The possibilities are endless with the right ABM foundation.

Delivering Engagement Data You Can Act On

Data are useless unless you act on it. That’s why it’s important to get it in front of your team. We find that Sales and SDRs love engagement data as much as Marketing!

When you make engagement data available to Sales and Sales Development, they will be able to use it to:

  • Identify engaged accounts
  • Find the best people to contact next
  • Understand how effectively Marketing is supporting their efforts
  • Prepare QBRs and other account reviews

If you want your team to be effective, you must expose data about existing rep activity and effectiveness. Give it to them in multiple ways, and to it consistently. At Engagio, we deliver engagement data via email, CRM, sales tools, and your analytics platform.

In Email

Most reps appreciate weekly (or even daily) emails about engagement with the accounts they care about.
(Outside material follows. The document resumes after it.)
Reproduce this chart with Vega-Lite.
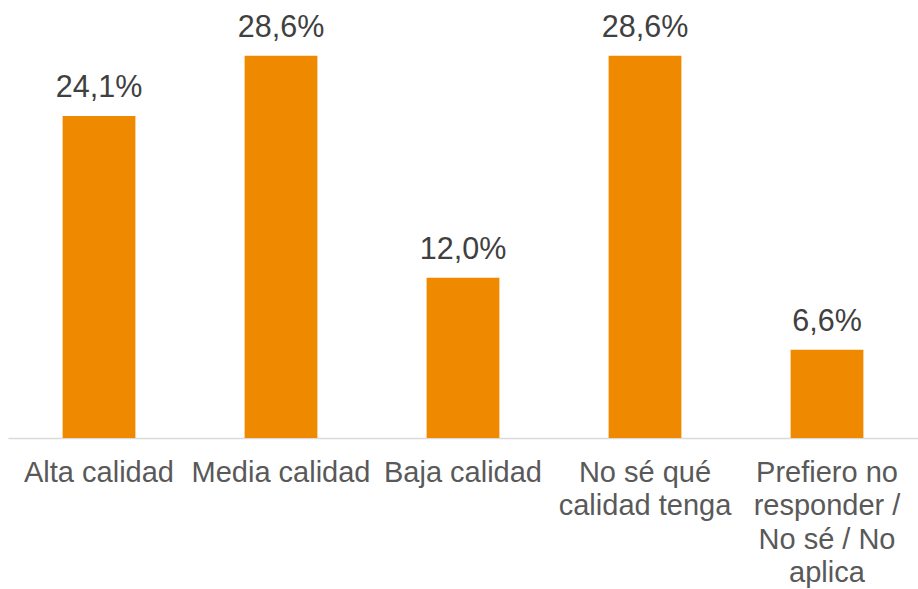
{
  "$schema": "https://vega.github.io/schema/vega-lite/v6.json",
  "autosize": "none",
  "width": 910,
  "height": 438,
  "padding": {"left": 8, "top": 0, "right": 0, "bottom": 151},
  "background": "white",
  "config": {"view": {"stroke": null}, "font": "Liberation Sans"},
  "data": {"values": [
    {"categoria": "Alta calidad", "valor": 24.1, "etiqueta": "24,1%"},
    {"categoria": "Media calidad", "valor": 28.6, "etiqueta": "28,6%"},
    {"categoria": "Baja calidad", "valor": 12.0, "etiqueta": "12,0%"},
    {"categoria": "No sé qué calidad tenga", "valor": 28.6, "etiqueta": "28,6%"},
    {"categoria": "Prefiero no responder / No sé / No aplica", "valor": 6.6, "etiqueta": "6,6%"}
  ]},
  "encoding": {
    "x": {
      "field": "categoria", "type": "nominal", "sort": null,
      "scale": {"paddingInner": 0.6, "paddingOuter": 0.3},
      "axis": {
        "title": null, "labelAngle": 0, "ticks": false, "domainColor": "#d9d9d9", "domainWidth": 1.5,
        "labelFont": "Liberation Sans", "labelFontSize": 29, "labelColor": "#595959",
        "labelPadding": 20, "labelLineHeight": 33.5, "labelLimit": 0,
        "labelExpr": "datum.label == 'No sé qué calidad tenga' ? ['No sé qué', 'calidad tenga'] : datum.label == 'Prefiero no responder / No sé / No aplica' ? ['Prefiero no', 'responder /', 'No sé / No', 'aplica'] : datum.label"
      }
    },
    "y": {
      "field": "valor", "type": "quantitative",
      "scale": {"domain": [0, 32.78], "nice": false},
      "axis": null
    }
  },
  "layer": [
    {"mark": {"type": "bar", "color": "#EF8A00"}},
    {"mark": {"type": "text", "baseline": "alphabetic", "dy": -19, "fontSize": 30.5, "color": "#404040", "font": "Liberation Sans"},
     "encoding": {"text": {"field": "etiqueta"}}}
  ]
}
Imagine coming into the office first thing in the morning and having an email summarizing activities and changes in engagement of your key accounts. They can use that data to drill down and determine the next action to take on that account.
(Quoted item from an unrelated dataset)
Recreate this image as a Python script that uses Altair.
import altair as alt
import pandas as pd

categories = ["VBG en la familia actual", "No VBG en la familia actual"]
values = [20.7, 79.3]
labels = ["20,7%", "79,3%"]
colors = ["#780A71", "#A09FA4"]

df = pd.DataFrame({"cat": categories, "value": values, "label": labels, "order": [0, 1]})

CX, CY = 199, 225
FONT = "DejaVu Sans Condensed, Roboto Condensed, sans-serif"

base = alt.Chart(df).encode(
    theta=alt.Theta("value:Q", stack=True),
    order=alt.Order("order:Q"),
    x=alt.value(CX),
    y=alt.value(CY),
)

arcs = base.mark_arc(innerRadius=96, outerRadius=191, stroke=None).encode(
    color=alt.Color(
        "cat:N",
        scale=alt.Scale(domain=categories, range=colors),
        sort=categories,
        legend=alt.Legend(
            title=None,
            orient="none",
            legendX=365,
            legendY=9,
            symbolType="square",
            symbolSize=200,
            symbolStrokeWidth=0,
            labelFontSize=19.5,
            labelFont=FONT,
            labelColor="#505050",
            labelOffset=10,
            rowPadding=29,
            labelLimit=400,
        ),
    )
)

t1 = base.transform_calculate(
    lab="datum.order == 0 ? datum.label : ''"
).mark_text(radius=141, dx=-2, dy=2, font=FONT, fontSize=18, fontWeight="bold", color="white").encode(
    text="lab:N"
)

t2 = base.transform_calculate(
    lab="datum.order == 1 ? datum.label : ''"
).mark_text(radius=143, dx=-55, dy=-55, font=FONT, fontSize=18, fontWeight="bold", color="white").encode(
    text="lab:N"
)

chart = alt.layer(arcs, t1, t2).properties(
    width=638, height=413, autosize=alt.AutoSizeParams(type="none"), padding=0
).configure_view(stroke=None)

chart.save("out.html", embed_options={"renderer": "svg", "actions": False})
Here is some other key information that reps can use in these emails:

  • Most engaged accounts
  • Accounts visiting the website
  • Newly engaged executives

Here’s an example of a weekly email highlighting target account insights for a particular rep.

In CRM

Reps also want to see engagement data where they spend another significant portion of their day: the company’s CRM. Include online and offline activities for leads and contacts as well as insights across Marketing and Sales activities. Tracking web activity is not enough.

In your CRM, display:

  • Calculated fields. Show total minutes by account and individual for engagement types across time periods.
  • Visual timelines. Map account engagement activities in a visual timeline. (These are essentially electrocardiogram, or EKG, charts for account health.)
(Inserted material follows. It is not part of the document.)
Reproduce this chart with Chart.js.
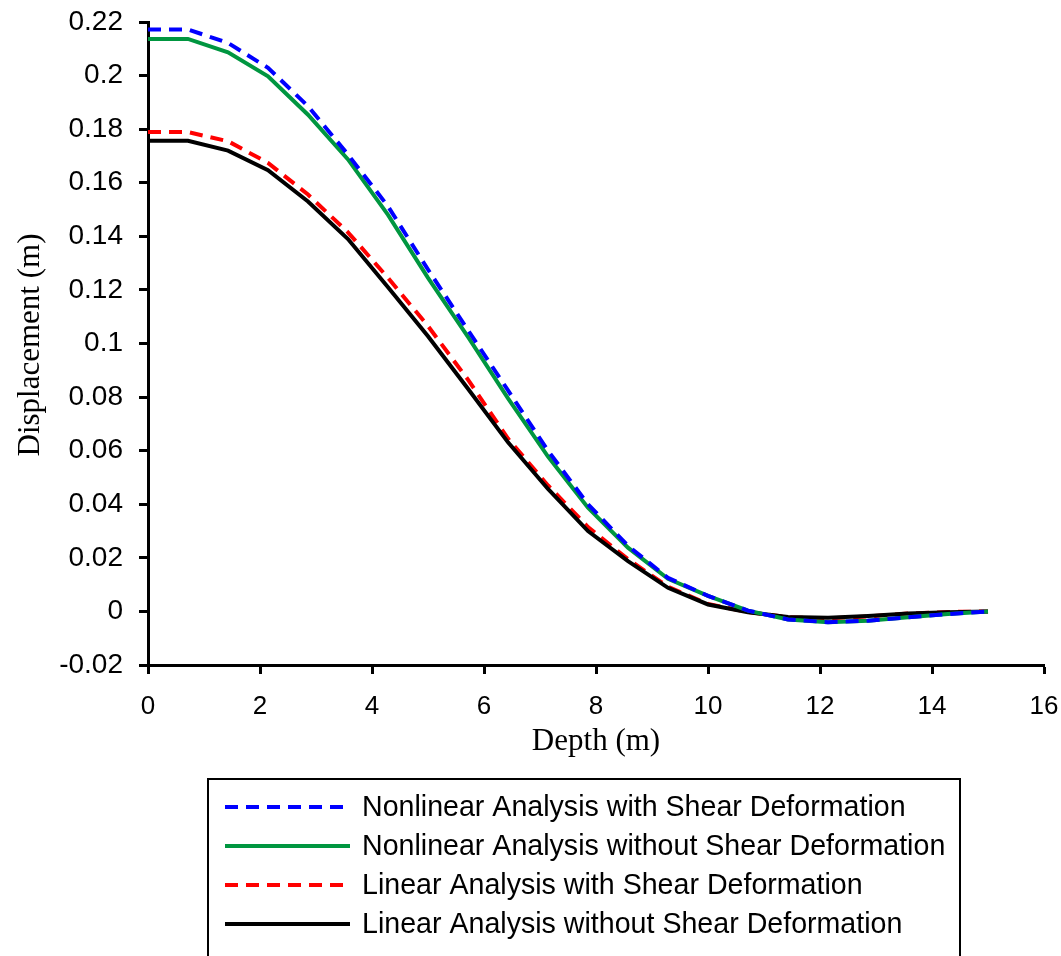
<!DOCTYPE html>
<html>
<head>
<meta charset="utf-8">
<script src="https://cdn.jsdelivr.net/npm/chart.js@4/dist/chart.umd.min.js"></script>
<style>
  html, body { margin: 0; padding: 0; background: #ffffff; }
  #wrap { width: 1061px; height: 956px; }
</style>
</head>
<body>
<div id="wrap"><canvas id="c" width="1061" height="956"></canvas></div>
<script>
// ---- data ----
const depth = [0, 0.714, 1.429, 2.143, 2.857, 3.571, 4.286, 5, 5.714, 6.429, 7.143,
               7.857, 8.571, 9.286, 10, 10.714, 11.429, 12.143, 12.857, 13.571, 14.286, 15];

const nonlinearWithShear = [0.2172, 0.2172, 0.2122, 0.2029, 0.1886, 0.1705, 0.1512, 0.1276, 0.1050, 0.0825, 0.0600,
                            0.0400, 0.0245, 0.0125, 0.0058, 0.0003, -0.0030, -0.0040, -0.0035, -0.0022, -0.0010, 0];
const nonlinearWithoutShear = [0.2137, 0.2137, 0.2087, 0.1997, 0.1854, 0.1687, 0.1480, 0.1245, 0.1025, 0.0795, 0.0578,
                               0.0387, 0.0238, 0.0122, 0.0058, 0.0003, -0.0030, -0.0040, -0.0035, -0.0022, -0.0010, 0];
const linearWithShear = [0.1789, 0.1789, 0.1755, 0.1674, 0.1556, 0.1415, 0.1245, 0.1065, 0.0865, 0.0645, 0.0470,
                         0.0315, 0.0195, 0.0092, 0.0028, -0.0002, -0.0022, -0.0026, -0.0019, -0.0008, -0.0002, 0];
const linearWithoutShear = [0.1757, 0.1757, 0.1720, 0.1647, 0.1530, 0.1390, 0.1210, 0.1027, 0.0831, 0.0631, 0.0457,
                            0.0300, 0.0188, 0.0088, 0.0026, -0.0003, -0.0021, -0.0024, -0.0017, -0.0008, -0.0003, 0];

const seriesNames = [
  'Nonlinear Analysis with Shear Deformation',
  'Nonlinear Analysis without Shear Deformation',
  'Linear Analysis with Shear Deformation',
  'Linear Analysis without Shear Deformation'
];

const xTitle = 'Depth (m)';
const yTitle = 'Displacement (m)';
const xMin = 0, xMax = 16, xStep = 2;
const yMin = -0.02, yMax = 0.22, yStep = 0.02;

function pts(arr) { return arr.map((v, i) => ({ x: depth[i], y: v })); }

const SANS = '"Liberation Sans", Arial, sans-serif';
const SERIF = '"Liberation Serif", "Times New Roman", serif';

// custom boxed legend + axis titles
const decorPlugin = {
  id: 'decor',
  afterDraw(chart) {
    const ctx = chart.ctx;
    const ca = chart.chartArea;
    ctx.save();
    // axis titles
    ctx.fillStyle = '#000';
    ctx.font = '31px ' + SERIF;
    ctx.textAlign = 'center';
    ctx.textBaseline = 'middle';
    ctx.fillText(xTitle, (ca.left + ca.right) / 2, 742);
    ctx.save();
    ctx.translate(31, 345);
    ctx.rotate(-Math.PI / 2);
    ctx.fillText(yTitle, 0, 0);
    ctx.restore();

    // legend box
    ctx.lineWidth = 2;
    ctx.strokeStyle = '#000';
    ctx.strokeRect(208, 779, 752, 200);
    const rowsY = [807, 846, 885, 924];
    ctx.font = '28.6px ' + SANS;
    ctx.textAlign = 'left';
    ctx.textBaseline = 'middle';
    chart.data.datasets.forEach((ds, i) => {
      const y = rowsY[i];
      ctx.beginPath();
      ctx.setLineDash(ds.borderDash || []);
      ctx.strokeStyle = ds.borderColor;
      ctx.lineWidth = ds.borderWidth;
      ctx.moveTo(225, y);
      ctx.lineTo(350, y);
      ctx.stroke();
      ctx.setLineDash([]);
      ctx.fillStyle = '#000';
      ctx.fillText(ds.label, 362, y + 1);
    });
    ctx.restore();
  }
};

new Chart(document.getElementById('c'), {
  type: 'line',
  data: {
    datasets: [
      { label: seriesNames[0], data: pts(nonlinearWithShear), borderColor: '#0000FF', borderWidth: 4, borderDash: [13, 8], order: 0 },
      { label: seriesNames[1], data: pts(nonlinearWithoutShear), borderColor: '#009640', borderWidth: 4, order: 1 },
      { label: seriesNames[2], data: pts(linearWithShear), borderColor: '#FF0000', borderWidth: 4, borderDash: [13, 8], order: 3 },
      { label: seriesNames[3], data: pts(linearWithoutShear), borderColor: '#000000', borderWidth: 4, order: 2 }
    ]
  },
  options: {
    responsive: false,
    animation: false,
    parsing: true,
    elements: { point: { radius: 0 }, line: { tension: 0, fill: false } },
    layout: { padding: { left: 0, top: 22, right: 17, bottom: 231 }, autoPadding: false },
    plugins: { legend: { display: false }, tooltip: { enabled: false } },
    scales: {
      x: {
        type: 'linear', min: xMin, max: xMax,
        afterFit(s) { s.height = 60; s.paddingRight = 0; s.paddingLeft = 0; },
        ticks: { stepSize: xStep, color: '#000', font: { family: SANS, size: 26 }, padding: 17, maxRotation: 0 },
        grid: { drawOnChartArea: false, drawTicks: true, tickLength: 9, tickWidth: 3, tickColor: '#000' },
        border: { display: true, color: '#000', width: 3 }
      },
      y: {
        type: 'linear', min: yMin, max: yMax,
        afterFit(s) { s.width = 148; s.paddingTop = 0; s.paddingBottom = 0; },
        ticks: {
          stepSize: yStep, color: '#000', font: { family: SANS, size: 28 }, padding: 16,
          callback: v => String(parseFloat(v.toFixed(2)))
        },
        grid: { drawOnChartArea: false, drawTicks: true, tickLength: 9, tickWidth: 3, tickColor: '#000' },
        border: { display: true, color: '#000', width: 3 }
      }
    }
  },
  plugins: [decorPlugin]
});
</script>
</body>
</html>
Here’s a visual timeline view of engagement data over time.

In Other Tools that Sales Uses

Engagement data is useful anywhere customer-facing employees work: corporate email, calendars, LinkedIn, and so on. Engagio’s Scout product is a Chrome extension that lets reps quickly see engagement information about accounts and the people at the accounts, as well as all the emails and meetings with the account (a “unified account inbox”) — anywhere reps are already working on the web.

These essential account insights coordinate relevant, human interactions — which is what ABM is all about.

Engagio’s Scout product is a sidebar for Salesforce, LinkedIn and Gmail accounts, etc.

In analytics platforms

Directly logging into analytics platforms like Engagio’s Engage product is the most sophisticated option. Salespeople mine for nuggets of opportunity by drilling into territories and seeing account data. About ~30% of Engagio customers encourage their AEs and SDRs to log in to the platform directly.

Engagement analytics answer a fundamental question that all ABM practitioners are trying to answer: Are we creating and deepening relationships with the right people at target accounts?